== Data lines ==

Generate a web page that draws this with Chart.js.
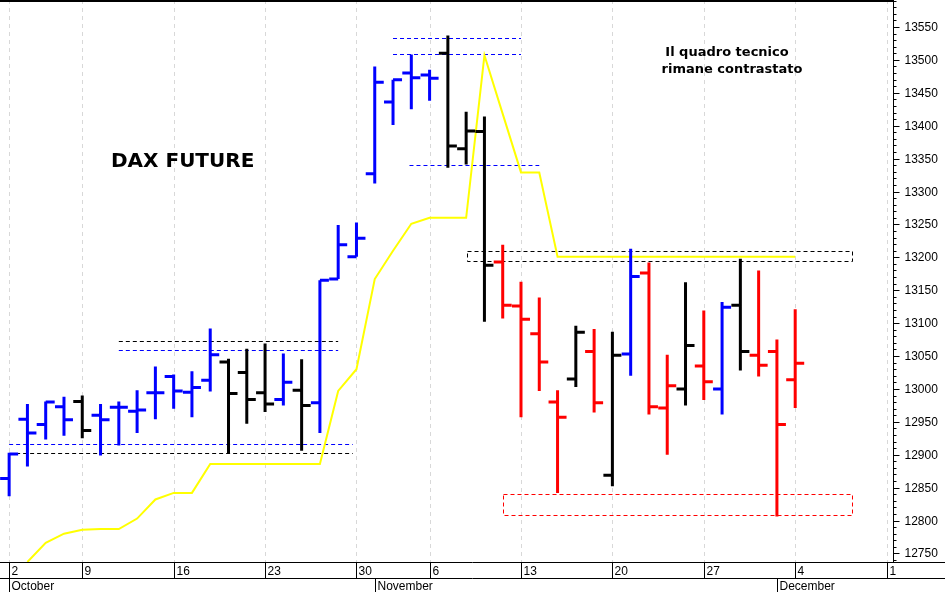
<!DOCTYPE html>
<html><head><meta charset="utf-8">
<script src="https://cdn.jsdelivr.net/npm/chart.js@4"></script>
<style>html,body{margin:0;padding:0;background:#fff}#w{width:945px;height:592px}</style>
</head><body><div id="w"><canvas id="c"></canvas></div>
<script>
// OHLC per trading day (Oct 2 .. Dec 4)
const highs  = [12903,12977,12981,12988,12990,12977,12981,12998,13034,13022,13027,13092,13046,13061,13069,13054,13045,13165,13249,13253,13490,13470,13508,13485,13537,13421,13414,13219,13163,13139,12998,13096,13091,13087,13213,13192,13052,13162,13119,13132,13198,13180,13075,13121];
const lows   = [12837,12882,12923,12929,12925,12899,12914,12933,12954,12970,12957,12996,12902,12947,12965,12975,12906,12933,13167,13201,13312,13401,13425,13438,13336,13341,13102,13107,12957,12997,12842,13003,12964,12852,13020,12961,12900,12975,12983,12961,13028,13019,12806,12971];
const opens  = [12864,12954,12946,12973,12981,12960,12972,12966,12994,13019,12995,13013,13041,13025,12994,12984,12998,12979,13167,13201,13327,13436,13480,13477,13510,13365,13391,13193,13126,13084,12980,13015,13057,12869,13053,13176,12971,13000,13035,13000,13127,13051,13057,13014];
const closes = [12901,12933,12980,12953,12937,12953,12972,12968,12994,12997,13002,13052,12993,12984,12977,13010,12975,13165,13219,13229,13466,13470,13473,13472,13369,13392,13188,13127,13106,13041,12957,13086,12979,13051,13171,12973,13005,13066,13011,13124,13057,13036,12946,13039];
const barColors = ['b','b','b','b','k','b','b','b','b','b','b','b','k','k','k','b','k','b','b','b','b','b','b','b','k','k','k','r','r','r','r','k','r','k','b','r','r','k','r','b','k','r','r','r'];
const stopLine = [null,12737,12766,12780,12786,12787,12787,12803,12832,12842,12842,12886,12886,12886,12886,12886,12886,12886,12997,13030,13167,13210,13251,13260,13260,13260,13507,13418,13329,13329,13201,13201,13201,13201,13201,13201,13201,13201,13201,13201,13201,13201,13201,13201];
const weekIdx = [0,4,9,14,19,23,28,33,38,43,48];
const weekLabels = ['2','9','16','23','30','6','13','20','27','4','1'];
const monthIdx = [0,20,42];
const monthLabels = ['October','November','December'];
// levels: [value, idxFrom, idxTo, color]
const dashLines = [[13073,6,18,'#000000'],[13059,6,18,'#0000ff'],[12916,0,18.8,'#0000ff'],[12903,0,18.8,'#000000'],
  [13534,21,28,'#0000ff'],[13509,21,28,'#0000ff'],[13341,21.9,29,'#0000ff']];
const dashRects = [[13210,13195,25.05,46.1,'#000000'],[12841,12808,27,46.1,'#ff0000']];

const COL={b:'#0000ff',k:'#000000',r:'#ff0000'};
const F='"Liberation Sans", Arial, sans-serif';

const plug={id:'ohlc',
 beforeDatasetsDraw(ch){
  const {ctx,scales:{x,y},chartArea:a}=ch;
  ctx.save();
  ctx.strokeStyle='#d8d8d8';ctx.lineWidth=1;ctx.setLineDash([4,4]);
  weekIdx.forEach(i=>{const px=Math.round(x.getPixelForValue(i))+0.5;ctx.beginPath();ctx.moveTo(px,a.top);ctx.lineTo(px,a.bottom);ctx.stroke();});
  ctx.setLineDash([4,3]);
  dashLines.forEach(([v,i0,i1,c])=>{ctx.strokeStyle=c;const py=Math.round(y.getPixelForValue(v))+0.5;ctx.beginPath();ctx.moveTo(x.getPixelForValue(i0),py);ctx.lineTo(x.getPixelForValue(i1),py);ctx.stroke();});
  dashRects.forEach(([v1,v2,i0,i1,c])=>{ctx.strokeStyle=c;const p1=Math.round(y.getPixelForValue(v1))+0.5,p2=Math.round(y.getPixelForValue(v2))+0.5;const x0=Math.round(x.getPixelForValue(i0))+0.5,x1=Math.round(x.getPixelForValue(i1))+0.5;ctx.strokeRect(x0,p1,x1-x0,p2-p1);});
  ctx.restore();
 },
 afterDatasetsDraw(ch){
  const {ctx,scales:{x,y}}=ch;
  ctx.save();ctx.lineWidth=3;ctx.lineCap='butt';
  highs.forEach((h,i)=>{
   const px=x.getPixelForValue(i);ctx.strokeStyle=COL[barColors[i]];
   ctx.beginPath();ctx.moveTo(px,y.getPixelForValue(h));ctx.lineTo(px,y.getPixelForValue(lows[i]));
   const po=y.getPixelForValue(opens[i]),pc=y.getPixelForValue(closes[i]);
   ctx.moveTo(px-9,po);ctx.lineTo(px,po);ctx.moveTo(px,pc);ctx.lineTo(px+9,pc);ctx.stroke();
  });
  ctx.restore();
 },
 afterDraw(ch){
  const {ctx,scales:{x,y},chartArea:a}=ch;
  ctx.save();
  ctx.strokeStyle='#000';
  ctx.lineWidth=2;ctx.beginPath();ctx.moveTo(0,1);ctx.lineTo(a.right,1);ctx.stroke();
  ctx.lineWidth=1;
  const rx=Math.round(a.right)+0.5;
  ctx.beginPath();ctx.moveTo(rx,0);ctx.lineTo(rx,a.bottom);ctx.stroke();
  ctx.fillStyle='#000';ctx.font='12px '+F;ctx.textBaseline='middle';ctx.textAlign='left';
  for(let v=12740;v<=13590;v+=10){const py=Math.round(y.getPixelForValue(v))+0.5;if(py<a.top||py>a.bottom)continue;
   const maj=v%50===0;ctx.beginPath();ctx.moveTo(rx,py);ctx.lineTo(rx+(maj?6:3),py);ctx.stroke();
   if(maj)ctx.fillText(String(v),rx+11,py);}
  const b=Math.round(a.bottom)+0.5, r2=b+16;
  ctx.beginPath();ctx.moveTo(0,b);ctx.lineTo(945,b);ctx.moveTo(0,r2);ctx.lineTo(945,r2);ctx.stroke();
  weekIdx.forEach((i,k)=>{const px=Math.round(x.getPixelForValue(i))+0.5;ctx.beginPath();ctx.moveTo(px,b);ctx.lineTo(px,r2);ctx.stroke();ctx.fillText(weekLabels[k],px+2,b+9);});
  monthIdx.forEach((i,k)=>{const px=Math.round(x.getPixelForValue(i))+0.5;ctx.beginPath();ctx.moveTo(px,r2);ctx.lineTo(px,592);ctx.stroke();ctx.fillText(monthLabels[k],px+2,r2+8);});
  ctx.font='bold 20px "DejaVu Sans", sans-serif';ctx.fillText('DAX FUTURE',111,162);
  ctx.font='bold 13px "DejaVu Sans", sans-serif';ctx.textAlign='center';
  ctx.fillText('Il quadro tecnico',727,53);ctx.fillText('rimane contrastato',732,70);
  ctx.restore();
 }};

new Chart(document.getElementById('c'),{
 type:'line',
 data:{labels:stopLine.map((_,i)=>i),datasets:[{data:stopLine.map((v,i)=>({x:i,y:v})),borderColor:'#ffff00',borderWidth:2,pointRadius:0,tension:0,spanGaps:true}]},
 options:{responsive:true,maintainAspectRatio:false,animation:false,
  layout:{padding:0},
  plugins:{legend:{display:false},tooltip:{enabled:false}},
  scales:{
   x:{type:'linear',min:-0.5,max:48.35,display:true,grid:{display:false},border:{display:false},ticks:{display:false},afterFit(s){s.height=30;}},
   y:{position:'right',min:12737,max:13591,grid:{display:false},border:{display:false},ticks:{display:false},afterFit(s){s.width=52;}}
  }},
 plugins:[plug]
});
</script></body></html>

===

▶ **Task to complete**:
Retype the listing exactly. Pictures do not belong in the copy.

▶ **Completed exercise**:
Generate a web page that draws this with Chart.js.
<!DOCTYPE html>
<html><head><meta charset="utf-8">
<script src="https://cdn.jsdelivr.net/npm/chart.js@4"></script>
<style>html,body{margin:0;padding:0;background:#fff}#w{width:945px;height:592px}</style>
</head><body><div id="w"><canvas id="c"></canvas></div>
<script>
// OHLC per trading day (Oct 2 .. Dec 4)
const highs  = [12903,12977,12981,12988,12990,12977,12981,12998,13034,13022,13027,13092,13046,13061,13069,13054,13045,13165,13249,13253,13490,13470,13508,13485,13537,13421,13414,13219,13163,13139,12998,13096,13091,13087,13213,13192,13052,13162,13119,13132,13198,13180,13075,13121];
const lows   = [12837,12882,12923,12929,12925,12899,12914,12933,12954,12970,12957,12996,12902,12947,12965,12975,12906,12933,13167,13201,13312,13401,13425,13438,13336,13341,13102,13107,12957,12997,12842,13003,12964,12852,13020,12961,12900,12975,12983,12961,13028,13019,12806,12971];
const opens  = [12864,12954,12946,12973,12981,12960,12972,12966,12994,13019,12995,13013,13041,13025,12994,12984,12998,12979,13167,13201,13327,13436,13480,13477,13510,13365,13391,13193,13126,13084,12980,13015,13057,12869,13053,13176,12971,13000,13035,13000,13127,13051,13057,13014];
const closes = [12901,12933,12980,12953,12937,12953,12972,12968,12994,12997,13002,13052,12993,12984,12977,13010,12975,13165,13219,13229,13466,13470,13473,13472,13369,13392,13188,13127,13106,13041,12957,13086,12979,13051,13171,12973,13005,13066,13011,13124,13057,13036,12946,13039];
const barColors = ['b','b','b','b','k','b','b','b','b','b','b','b','k','k','k','b','k','b','b','b','b','b','b','b','k','k','k','r','r','r','r','k','r','k','b','r','r','k','r','b','k','r','r','r'];
const stopLine = [null,12737,12766,12780,12786,12787,12787,12803,12832,12842,12842,12886,12886,12886,12886,12886,12886,12886,12997,13030,13167,13210,13251,13260,13260,13260,13507,13418,13329,13329,13201,13201,13201,13201,13201,13201,13201,13201,13201,13201,13201,13201,13201,13201];
const weekIdx = [0,4,9,14,19,23,28,33,38,43,48];
const weekLabels = ['2','9','16','23','30','6','13','20','27','4','1'];
const monthIdx = [0,20,42];
const monthLabels = ['October','November','December'];
// levels: [value, idxFrom, idxTo, color]
const dashLines = [[13073,6,18,'#000000'],[13059,6,18,'#0000ff'],[12916,0,18.8,'#0000ff'],[12903,0,18.8,'#000000'],
  [13534,21,28,'#0000ff'],[13509,21,28,'#0000ff'],[13341,21.9,29,'#0000ff']];
const dashRects = [[13210,13195,25.05,46.1,'#000000'],[12841,12808,27,46.1,'#ff0000']];

const COL={b:'#0000ff',k:'#000000',r:'#ff0000'};
const F='"Liberation Sans", Arial, sans-serif';

const plug={id:'ohlc',
 beforeDatasetsDraw(ch){
  const {ctx,scales:{x,y},chartArea:a}=ch;
  ctx.save();
  ctx.strokeStyle='#d8d8d8';ctx.lineWidth=1;ctx.setLineDash([4,4]);
  weekIdx.forEach(i=>{const px=Math.round(x.getPixelForValue(i))+0.5;ctx.beginPath();ctx.moveTo(px,a.top);ctx.lineTo(px,a.bottom);ctx.stroke();});
  ctx.setLineDash([4,3]);
  dashLines.forEach(([v,i0,i1,c])=>{ctx.strokeStyle=c;const py=Math.round(y.getPixelForValue(v))+0.5;ctx.beginPath();ctx.moveTo(x.getPixelForValue(i0),py);ctx.lineTo(x.getPixelForValue(i1),py);ctx.stroke();});
  dashRects.forEach(([v1,v2,i0,i1,c])=>{ctx.strokeStyle=c;const p1=Math.round(y.getPixelForValue(v1))+0.5,p2=Math.round(y.getPixelForValue(v2))+0.5;const x0=Math.round(x.getPixelForValue(i0))+0.5,x1=Math.round(x.getPixelForValue(i1))+0.5;ctx.strokeRect(x0,p1,x1-x0,p2-p1);});
  ctx.restore();
 },
 afterDatasetsDraw(ch){
  const {ctx,scales:{x,y}}=ch;
  ctx.save();ctx.lineWidth=3;ctx.lineCap='butt';
  highs.forEach((h,i)=>{
   const px=x.getPixelForValue(i);ctx.strokeStyle=COL[barColors[i]];
   ctx.beginPath();ctx.moveTo(px,y.getPixelForValue(h));ctx.lineTo(px,y.getPixelForValue(lows[i]));
   const po=y.getPixelForValue(opens[i]),pc=y.getPixelForValue(closes[i]);
   ctx.moveTo(px-9,po);ctx.lineTo(px,po);ctx.moveTo(px,pc);ctx.lineTo(px+9,pc);ctx.stroke();
  });
  ctx.restore();
 },
 afterDraw(ch){
  const {ctx,scales:{x,y},chartArea:a}=ch;
  ctx.save();
  ctx.strokeStyle='#000';
  ctx.lineWidth=2;ctx.beginPath();ctx.moveTo(0,1);ctx.lineTo(a.right,1);ctx.stroke();
  ctx.lineWidth=1;
  const rx=Math.round(a.right)+0.5;
  ctx.beginPath();ctx.moveTo(rx,0);ctx.lineTo(rx,a.bottom);ctx.stroke();
  ctx.fillStyle='#000';ctx.font='12px '+F;ctx.textBaseline='middle';ctx.textAlign='left';
  for(let v=12740;v<=13590;v+=10){const py=Math.round(y.getPixelForValue(v))+0.5;if(py<a.top||py>a.bottom)continue;
   const maj=v%50===0;ctx.beginPath();ctx.moveTo(rx,py);ctx.lineTo(rx+(maj?6:3),py);ctx.stroke();
   if(maj)ctx.fillText(String(v),rx+11,py);}
  const b=Math.round(a.bottom)+0.5, r2=b+16;
  ctx.beginPath();ctx.moveTo(0,b);ctx.lineTo(945,b);ctx.moveTo(0,r2);ctx.lineTo(945,r2);ctx.stroke();
  weekIdx.forEach((i,k)=>{const px=Math.round(x.getPixelForValue(i))+0.5;ctx.beginPath();ctx.moveTo(px,b);ctx.lineTo(px,r2);ctx.stroke();ctx.fillText(weekLabels[k],px+2,b+9);});
  monthIdx.forEach((i,k)=>{const px=Math.round(x.getPixelForValue(i))+0.5;ctx.beginPath();ctx.moveTo(px,r2);ctx.lineTo(px,592);ctx.stroke();ctx.fillText(monthLabels[k],px+2,r2+8);});
  ctx.font='bold 20px "DejaVu Sans", sans-serif';ctx.fillText('DAX FUTURE',111,162);
  ctx.font='bold 13px "DejaVu Sans", sans-serif';ctx.textAlign='center';
  ctx.fillText('Il quadro tecnico',727,53);ctx.fillText('rimane contrastato',732,70);
  ctx.restore();
 }};

new Chart(document.getElementById('c'),{
 type:'line',
 data:{labels:stopLine.map((_,i)=>i),datasets:[{data:stopLine.map((v,i)=>({x:i,y:v})),borderColor:'#ffff00',borderWidth:2,pointRadius:0,tension:0,spanGaps:true}]},
 options:{responsive:true,maintainAspectRatio:false,animation:false,
  layout:{padding:0},
  plugins:{legend:{display:false},tooltip:{enabled:false}},
  scales:{
   x:{type:'linear',min:-0.5,max:48.35,display:true,grid:{display:false},border:{display:false},ticks:{display:false},afterFit(s){s.height=30;}},
   y:{position:'right',min:12737,max:13591,grid:{display:false},border:{display:false},ticks:{display:false},afterFit(s){s.width=52;}}
  }},
 plugins:[plug]
});
</script></body></html>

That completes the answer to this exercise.